### Raw data ###
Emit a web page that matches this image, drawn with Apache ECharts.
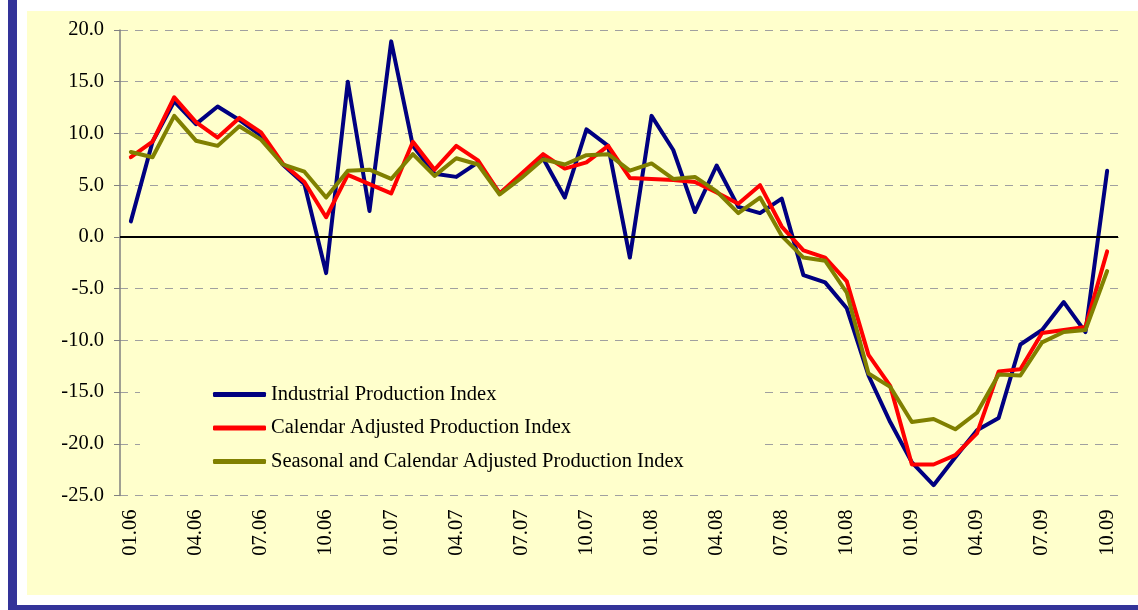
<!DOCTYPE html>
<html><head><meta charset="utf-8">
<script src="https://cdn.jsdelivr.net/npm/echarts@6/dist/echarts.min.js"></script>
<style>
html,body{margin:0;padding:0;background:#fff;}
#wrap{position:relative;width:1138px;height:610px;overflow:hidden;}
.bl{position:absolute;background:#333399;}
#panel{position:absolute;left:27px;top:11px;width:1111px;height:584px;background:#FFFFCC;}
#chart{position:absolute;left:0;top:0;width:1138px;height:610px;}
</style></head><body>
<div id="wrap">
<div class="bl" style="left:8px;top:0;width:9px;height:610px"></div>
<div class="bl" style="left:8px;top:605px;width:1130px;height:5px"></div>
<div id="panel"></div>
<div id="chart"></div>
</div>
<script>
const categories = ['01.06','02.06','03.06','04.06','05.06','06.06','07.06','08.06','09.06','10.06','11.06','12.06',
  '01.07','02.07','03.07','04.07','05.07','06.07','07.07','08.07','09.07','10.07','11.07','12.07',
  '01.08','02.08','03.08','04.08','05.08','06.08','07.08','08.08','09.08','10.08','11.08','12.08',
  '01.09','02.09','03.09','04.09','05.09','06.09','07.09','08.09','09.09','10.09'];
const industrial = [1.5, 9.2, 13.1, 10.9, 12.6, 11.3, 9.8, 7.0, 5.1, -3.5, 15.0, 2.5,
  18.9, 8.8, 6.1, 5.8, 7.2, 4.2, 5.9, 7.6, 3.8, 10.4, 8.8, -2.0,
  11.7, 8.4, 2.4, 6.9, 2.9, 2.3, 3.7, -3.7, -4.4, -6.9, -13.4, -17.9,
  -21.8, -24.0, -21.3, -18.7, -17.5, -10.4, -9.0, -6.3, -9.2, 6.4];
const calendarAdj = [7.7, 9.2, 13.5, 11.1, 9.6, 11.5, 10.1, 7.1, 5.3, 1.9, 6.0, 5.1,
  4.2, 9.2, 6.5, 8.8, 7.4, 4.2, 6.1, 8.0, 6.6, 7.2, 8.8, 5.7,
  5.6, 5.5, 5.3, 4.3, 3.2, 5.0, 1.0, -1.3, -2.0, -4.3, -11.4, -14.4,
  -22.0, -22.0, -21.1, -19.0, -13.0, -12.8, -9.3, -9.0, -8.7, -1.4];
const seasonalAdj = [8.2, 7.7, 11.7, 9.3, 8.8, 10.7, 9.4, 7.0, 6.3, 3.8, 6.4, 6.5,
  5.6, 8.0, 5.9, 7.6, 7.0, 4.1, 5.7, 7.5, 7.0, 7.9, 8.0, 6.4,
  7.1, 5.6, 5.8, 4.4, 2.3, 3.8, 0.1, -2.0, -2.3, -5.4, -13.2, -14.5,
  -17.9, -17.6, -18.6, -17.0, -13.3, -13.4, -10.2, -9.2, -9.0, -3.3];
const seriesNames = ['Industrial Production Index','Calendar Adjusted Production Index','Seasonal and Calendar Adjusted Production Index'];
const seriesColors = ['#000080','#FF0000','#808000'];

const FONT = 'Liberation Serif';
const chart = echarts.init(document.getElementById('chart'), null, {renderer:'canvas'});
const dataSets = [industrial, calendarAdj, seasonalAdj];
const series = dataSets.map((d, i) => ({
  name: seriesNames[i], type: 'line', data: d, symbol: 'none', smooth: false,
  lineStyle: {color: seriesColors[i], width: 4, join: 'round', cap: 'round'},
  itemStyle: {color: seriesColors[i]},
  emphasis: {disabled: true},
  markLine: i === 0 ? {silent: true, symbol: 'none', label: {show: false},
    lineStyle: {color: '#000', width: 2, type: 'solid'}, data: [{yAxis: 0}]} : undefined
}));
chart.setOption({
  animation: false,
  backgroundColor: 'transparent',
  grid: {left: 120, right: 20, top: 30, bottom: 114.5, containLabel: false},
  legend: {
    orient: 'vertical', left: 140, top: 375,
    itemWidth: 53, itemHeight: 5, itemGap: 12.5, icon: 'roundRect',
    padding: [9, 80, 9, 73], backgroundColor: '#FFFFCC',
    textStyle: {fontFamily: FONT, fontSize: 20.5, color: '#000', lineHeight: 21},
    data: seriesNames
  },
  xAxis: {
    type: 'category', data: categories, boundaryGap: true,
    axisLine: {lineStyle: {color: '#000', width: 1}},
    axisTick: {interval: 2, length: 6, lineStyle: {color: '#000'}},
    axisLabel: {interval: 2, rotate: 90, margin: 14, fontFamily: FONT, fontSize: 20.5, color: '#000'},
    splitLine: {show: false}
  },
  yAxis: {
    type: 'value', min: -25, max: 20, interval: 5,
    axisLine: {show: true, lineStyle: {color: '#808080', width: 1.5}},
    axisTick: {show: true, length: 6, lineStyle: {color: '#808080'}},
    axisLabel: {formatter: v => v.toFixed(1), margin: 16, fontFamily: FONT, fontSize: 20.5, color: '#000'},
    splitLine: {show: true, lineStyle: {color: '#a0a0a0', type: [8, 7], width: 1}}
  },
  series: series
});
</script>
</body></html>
###
## Aim:
All of the data above should be quoted exactly, except for the pictures.

## Finished task:
Emit a web page that matches this image, drawn with Apache ECharts.
<!DOCTYPE html>
<html><head><meta charset="utf-8">
<script src="https://cdn.jsdelivr.net/npm/echarts@6/dist/echarts.min.js"></script>
<style>
html,body{margin:0;padding:0;background:#fff;}
#wrap{position:relative;width:1138px;height:610px;overflow:hidden;}
.bl{position:absolute;background:#333399;}
#panel{position:absolute;left:27px;top:11px;width:1111px;height:584px;background:#FFFFCC;}
#chart{position:absolute;left:0;top:0;width:1138px;height:610px;}
</style></head><body>
<div id="wrap">
<div class="bl" style="left:8px;top:0;width:9px;height:610px"></div>
<div class="bl" style="left:8px;top:605px;width:1130px;height:5px"></div>
<div id="panel"></div>
<div id="chart"></div>
</div>
<script>
const categories = ['01.06','02.06','03.06','04.06','05.06','06.06','07.06','08.06','09.06','10.06','11.06','12.06',
  '01.07','02.07','03.07','04.07','05.07','06.07','07.07','08.07','09.07','10.07','11.07','12.07',
  '01.08','02.08','03.08','04.08','05.08','06.08','07.08','08.08','09.08','10.08','11.08','12.08',
  '01.09','02.09','03.09','04.09','05.09','06.09','07.09','08.09','09.09','10.09'];
const industrial = [1.5, 9.2, 13.1, 10.9, 12.6, 11.3, 9.8, 7.0, 5.1, -3.5, 15.0, 2.5,
  18.9, 8.8, 6.1, 5.8, 7.2, 4.2, 5.9, 7.6, 3.8, 10.4, 8.8, -2.0,
  11.7, 8.4, 2.4, 6.9, 2.9, 2.3, 3.7, -3.7, -4.4, -6.9, -13.4, -17.9,
  -21.8, -24.0, -21.3, -18.7, -17.5, -10.4, -9.0, -6.3, -9.2, 6.4];
const calendarAdj = [7.7, 9.2, 13.5, 11.1, 9.6, 11.5, 10.1, 7.1, 5.3, 1.9, 6.0, 5.1,
  4.2, 9.2, 6.5, 8.8, 7.4, 4.2, 6.1, 8.0, 6.6, 7.2, 8.8, 5.7,
  5.6, 5.5, 5.3, 4.3, 3.2, 5.0, 1.0, -1.3, -2.0, -4.3, -11.4, -14.4,
  -22.0, -22.0, -21.1, -19.0, -13.0, -12.8, -9.3, -9.0, -8.7, -1.4];
const seasonalAdj = [8.2, 7.7, 11.7, 9.3, 8.8, 10.7, 9.4, 7.0, 6.3, 3.8, 6.4, 6.5,
  5.6, 8.0, 5.9, 7.6, 7.0, 4.1, 5.7, 7.5, 7.0, 7.9, 8.0, 6.4,
  7.1, 5.6, 5.8, 4.4, 2.3, 3.8, 0.1, -2.0, -2.3, -5.4, -13.2, -14.5,
  -17.9, -17.6, -18.6, -17.0, -13.3, -13.4, -10.2, -9.2, -9.0, -3.3];
const seriesNames = ['Industrial Production Index','Calendar Adjusted Production Index','Seasonal and Calendar Adjusted Production Index'];
const seriesColors = ['#000080','#FF0000','#808000'];

const FONT = 'Liberation Serif';
const chart = echarts.init(document.getElementById('chart'), null, {renderer:'canvas'});
const dataSets = [industrial, calendarAdj, seasonalAdj];
const series = dataSets.map((d, i) => ({
  name: seriesNames[i], type: 'line', data: d, symbol: 'none', smooth: false,
  lineStyle: {color: seriesColors[i], width: 4, join: 'round', cap: 'round'},
  itemStyle: {color: seriesColors[i]},
  emphasis: {disabled: true},
  markLine: i === 0 ? {silent: true, symbol: 'none', label: {show: false},
    lineStyle: {color: '#000', width: 2, type: 'solid'}, data: [{yAxis: 0}]} : undefined
}));
chart.setOption({
  animation: false,
  backgroundColor: 'transparent',
  grid: {left: 120, right: 20, top: 30, bottom: 114.5, containLabel: false},
  legend: {
    orient: 'vertical', left: 140, top: 375,
    itemWidth: 53, itemHeight: 5, itemGap: 12.5, icon: 'roundRect',
    padding: [9, 80, 9, 73], backgroundColor: '#FFFFCC',
    textStyle: {fontFamily: FONT, fontSize: 20.5, color: '#000', lineHeight: 21},
    data: seriesNames
  },
  xAxis: {
    type: 'category', data: categories, boundaryGap: true,
    axisLine: {lineStyle: {color: '#000', width: 1}},
    axisTick: {interval: 2, length: 6, lineStyle: {color: '#000'}},
    axisLabel: {interval: 2, rotate: 90, margin: 14, fontFamily: FONT, fontSize: 20.5, color: '#000'},
    splitLine: {show: false}
  },
  yAxis: {
    type: 'value', min: -25, max: 20, interval: 5,
    axisLine: {show: true, lineStyle: {color: '#808080', width: 1.5}},
    axisTick: {show: true, length: 6, lineStyle: {color: '#808080'}},
    axisLabel: {formatter: v => v.toFixed(1), margin: 16, fontFamily: FONT, fontSize: 20.5, color: '#000'},
    splitLine: {show: true, lineStyle: {color: '#a0a0a0', type: [8, 7], width: 1}}
  },
  series: series
});
</script>
</body></html>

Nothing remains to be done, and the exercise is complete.